Basis für Oppls – die Mechanismen hinter der Konstruktion meist offen legende – Arbeiten sind minutiös gebaute oder auch 3D-gedruckte Modelle von beliebigen Orten, wie Warteräumen, Korridoren und Passagen. Ob an das frühe Kino der Attraktionen erinnernde Filmobjekte oder als Welt mit eigenen Natur- und Schwerkraftgesetzen – allen gemein ist das (bewegte) Spiel mit den medialen Relationen zwischen scheinbaren Gegensatzpaaren, wie IIlusion | Realität, Dokumentation | Fiktion, Konstruktion | Zufall, Präsenz | Absenz, Virtualität | Aktualität und Erinnerung | Vergessen.

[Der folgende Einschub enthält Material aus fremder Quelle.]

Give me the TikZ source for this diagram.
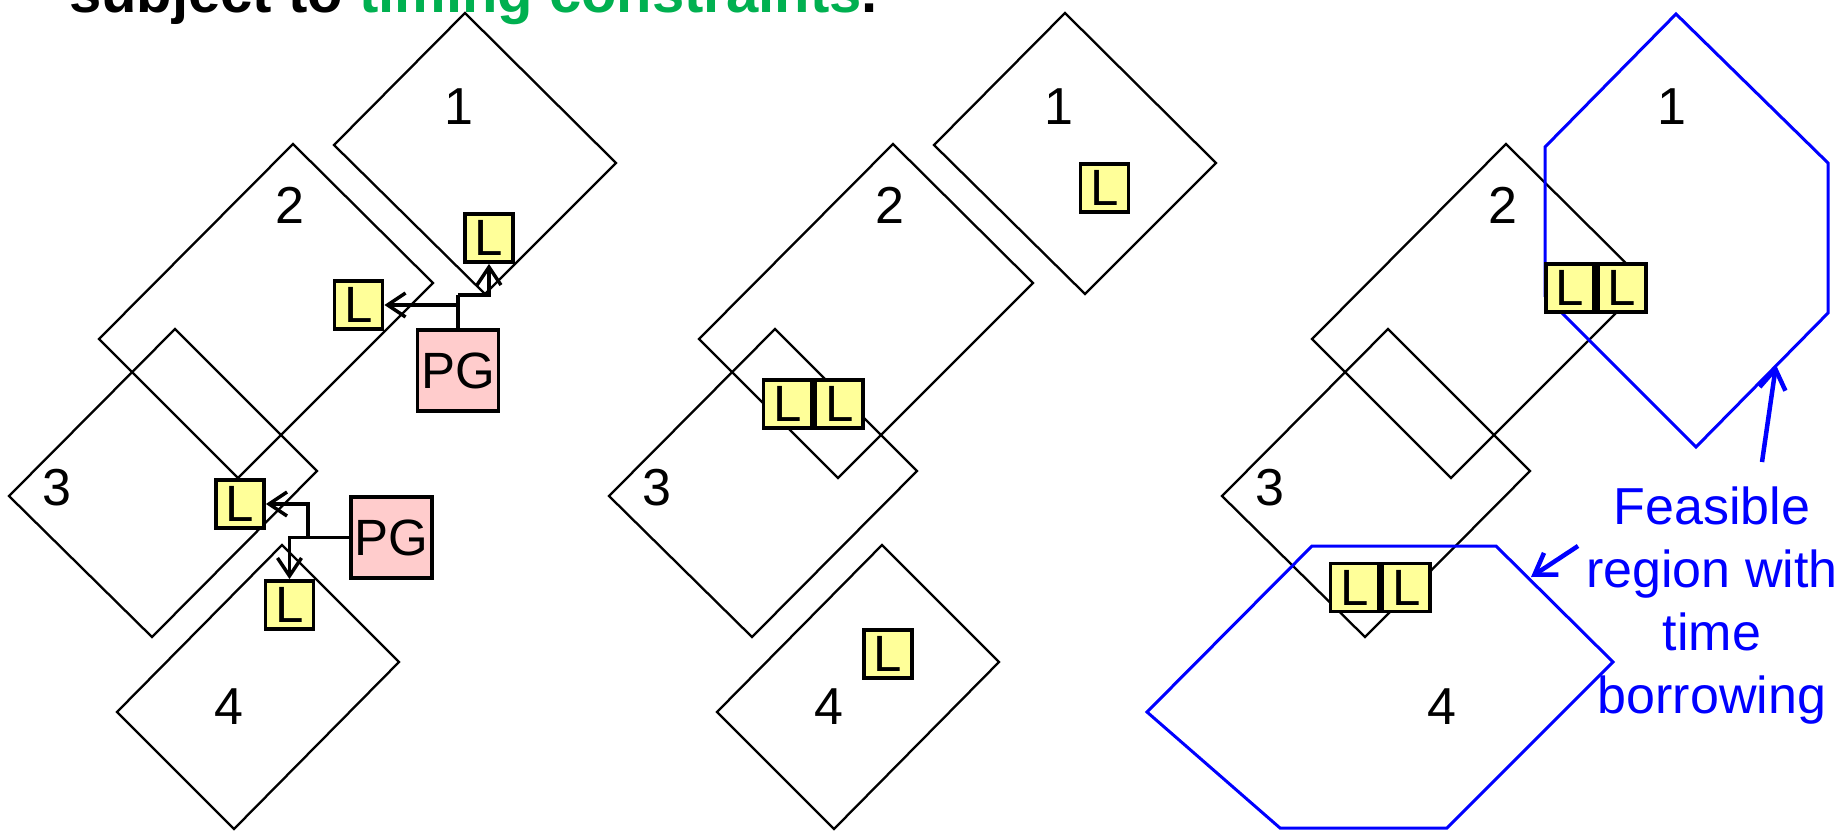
\documentclass[tikz,border=0pt]{standalone}
\usepackage{fontspec}
\setmainfont{Liberation Sans}
\usetikzlibrary{arrows.meta}
\definecolor{lyellow}{HTML}{FFFF99}
\definecolor{lpink}{HTML}{FFCCCC}
\definecolor{tgreen}{HTML}{00B050}
\begin{document}
\begin{tikzpicture}[x=1pt,y=-1pt,
  dshape/.style={draw=black,line width=2.3pt,line join=miter},
  feashex/.style={draw=blue,line width=3pt,line join=miter},
  lbox/.style={draw=black,fill=lyellow,line width=3.8pt,minimum size=48pt,inner sep=0pt,font=\fontsize{51}{51}\selectfont},
  pgbox/.style={draw=black,fill=lpink,line width=3.8pt,minimum size=81pt,inner sep=0pt,font=\fontsize{51}{51}\selectfont},
  num/.style={inner sep=0pt,font=\fontsize{52}{52}\selectfont},
  wire/.style={line width=3.5pt},
  conn/.style={line width=3.5pt,-{Straight Barb[length=18pt,width=24pt]}},
  barrow/.style={draw=blue,line width=4.5pt,-{Straight Barb[length=20pt,width=26pt]}},
  feas/.style={text=blue,align=center,inner sep=0pt,font=\fontsize{52}{63}\selectfont}
]
\useasboundingbox (0,0) rectangle (1841,830);
\clip (0,0) rectangle (1841,830);

% title (cut at the top)
\node[anchor=base west,inner sep=0pt,font=\fontsize{58}{58}\selectfont\bfseries] (title) at (69,12)
  {subject to \textcolor{tgreen}{timing constraints}.};

% ---------- panel 1 ----------
\draw[dshape] (465,13) -- (616,163) -- (485,294) -- (334,145) -- cycle;
\draw[dshape] (293,144) -- (433,283) -- (238,478) -- (99,339) -- cycle;
\draw[dshape] (175,329) -- (317,471) -- (152,637) -- (9,496) -- cycle;
\draw[dshape] (282,545) -- (399,662) -- (234,829) -- (117,712) -- cycle;
\node[num] (a1) at (459,107) {1};
\node[num] (a2) at (290,205) {2};
\node[num] (a3) at (57,488) {3};
\node[num] (a4) at (229,707) {4};

\node[lbox] (pa) at (489,238) {L};
\node[lbox] (pb) at (358.5,305) {L};
\node[pgbox] (pg1) at (458,370.5) {PG};
\coordinate (j1) at (458,295);
\draw[wire] (pg1.north) -- (j1);
\draw[conn] (j1) -| (pa.south);
\draw[conn] (pg1.north) |- (pb.east);

\node[lbox] (pc) at (240,504) {L};
\node[pgbox] (pg2) at (391.5,537.5) {PG};
\node[lbox] (pd) at (289.5,605) {L};
\coordinate (j2) at (308,537.5);
\draw[conn] (pg2.west) -| (pd.north);
\draw[conn] (j2) |- (pc.east);

% ---------- panel 2 ----------
\begin{scope}[xshift=600pt]
\draw[dshape] (465,13) -- (616,163) -- (485,294) -- (334,145) -- cycle;
\draw[dshape] (293,144) -- (433,283) -- (238,478) -- (99,339) -- cycle;
\draw[dshape] (175,329) -- (317,471) -- (152,637) -- (9,496) -- cycle;
\draw[dshape] (282,545) -- (399,662) -- (234,829) -- (117,712) -- cycle;
\node[num] (b1) at (459,107) {1};
\node[num] (b2) at (290,205) {2};
\node[num] (b3) at (57,488) {3};
\node[num] (b4) at (229,707) {4};
\node[lbox] (qa) at (504.5,188) {L};
\node[lbox] (qb) at (187.5,404) {L};
\node[lbox,anchor=west] (qc) at (qb.east) {L};
\node[lbox] (qd) at (288,654) {L};
\end{scope}

% ---------- panel 3 ----------
\begin{scope}[xshift=1213pt]
\draw[dshape] (293,144) -- (433,283) -- (238,478) -- (99,339) -- cycle;
\draw[dshape] (175,329) -- (317,471) -- (152,637) -- (9,496) -- cycle;
\end{scope}
\draw[feashex] (1676,14) -- (1828,163) -- (1828,313) -- (1696,447) -- (1545,296) -- (1545,147) -- cycle;
\draw[feashex] (1312,546) -- (1496,546) -- (1613,662) -- (1447,828) -- (1280,828) -- (1147,712) -- cycle;
\begin{scope}[xshift=1213pt]
\node[num] (c1) at (459,107) {1};
\node[num] (c2) at (290,205) {2};
\node[num] (c3) at (57,488) {3};
\node[num] (c4) at (229,707) {4};
\end{scope}
\node[lbox] (ra) at (1570,288) {L};
\node[lbox,anchor=west] (rb) at (ra.east) {L};
\node[lbox] (rc) at (1354.5,587.5) {L};
\node[lbox,anchor=west] (rd) at (rc.east) {L};

\node[feas] (ft) at (1712,606) {Feasible\\region with\\time\\borrowing};
\coordinate (f1s) at (1762,462);
\coordinate (f1e) at (1776,365);
\coordinate (f2s) at (1578,546);
\coordinate (f2e) at (1531,577);
\draw[barrow] (f1s) -- (f1e);
\draw[barrow] (f2s) -- (f2e);
\end{tikzpicture}
\end{document}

In den zwei Objekten canteen und sleeping hall (2015) wird die Fläche der Projektion gar ins rein statische, nur imaginär bewegliche, transformiert: Zwei 3D-gedruckte Modelle sind in weißen Guckkästen eingefasst, die an der Wand befestigt mit ebendieser verschmelzen. Die Betrachter_innen müssen ganz nah herangehen um die räumlichen Objekte in ihrer Ganzheit zu erfassen – deren ‘moderne’ Architektur, die schmalen Fensterrahmen, die Stuhlkonstruktion der Kantine, die eingefasste Deckenbeleuchtung des Schlafsaals. Die Distanz zum konstruierten Bild wird durch diese Blicksteuerung aufgehoben und reflektiert neben der Perspektive des Künstlers selbst, die eigenen “Risse im Netz der Wahrnehmungsverlässlichkeiten”.3 Oppls Objekte werden zu Akteuren, sie regen neue Blickrichtungen an und sind scheinbar eigenmächtig mit einer ‘zweiten’ Natur der Dinge verbunden. Gleichzeitig manifestieren sie nichts, sie bleiben beweglich und ephemer – und sie erinnern uns unter anderem an die Bilderwelten des frühen Films ohne Kinos und Screens, oder auch an das Eigenleben von Raum und Architektur im Hollywoodfilm der Nachkriegszeit. Sie wandern mit uns weiter zum nächsten (beliebigen) Ort und verflüchtigen sich in den Weiten unseres Gedächtnisses, um schließlich in virtueller Form aus ihrem ephemeren Dasein hinaus immer wieder in unsere Erinnerung überzuschwappen. (Lydia Nsiah, 2015)

 

1. Vgl. Réda Bensmaïa, Der “beliebige Raum” als “Begriffsperson”, in: Oliver Fahle, Lorenz Engell (Hg.), “Der Film bei Deleuze | Le cinéma selon Deleuze”, Weimar 1999.
2. Gilles Deleuze, Das Bewegungs-Bild, Frankfurt am Main 1989, 153.
3. Bernd Oppl, “Von hier aus. ›Ich inszeniere die Realitäten vor und hinter dem Screen‹”, Interview mit Ursula Maria Probst, in: Desiring the Real. Austria Contemporary, Wien 2012, 123.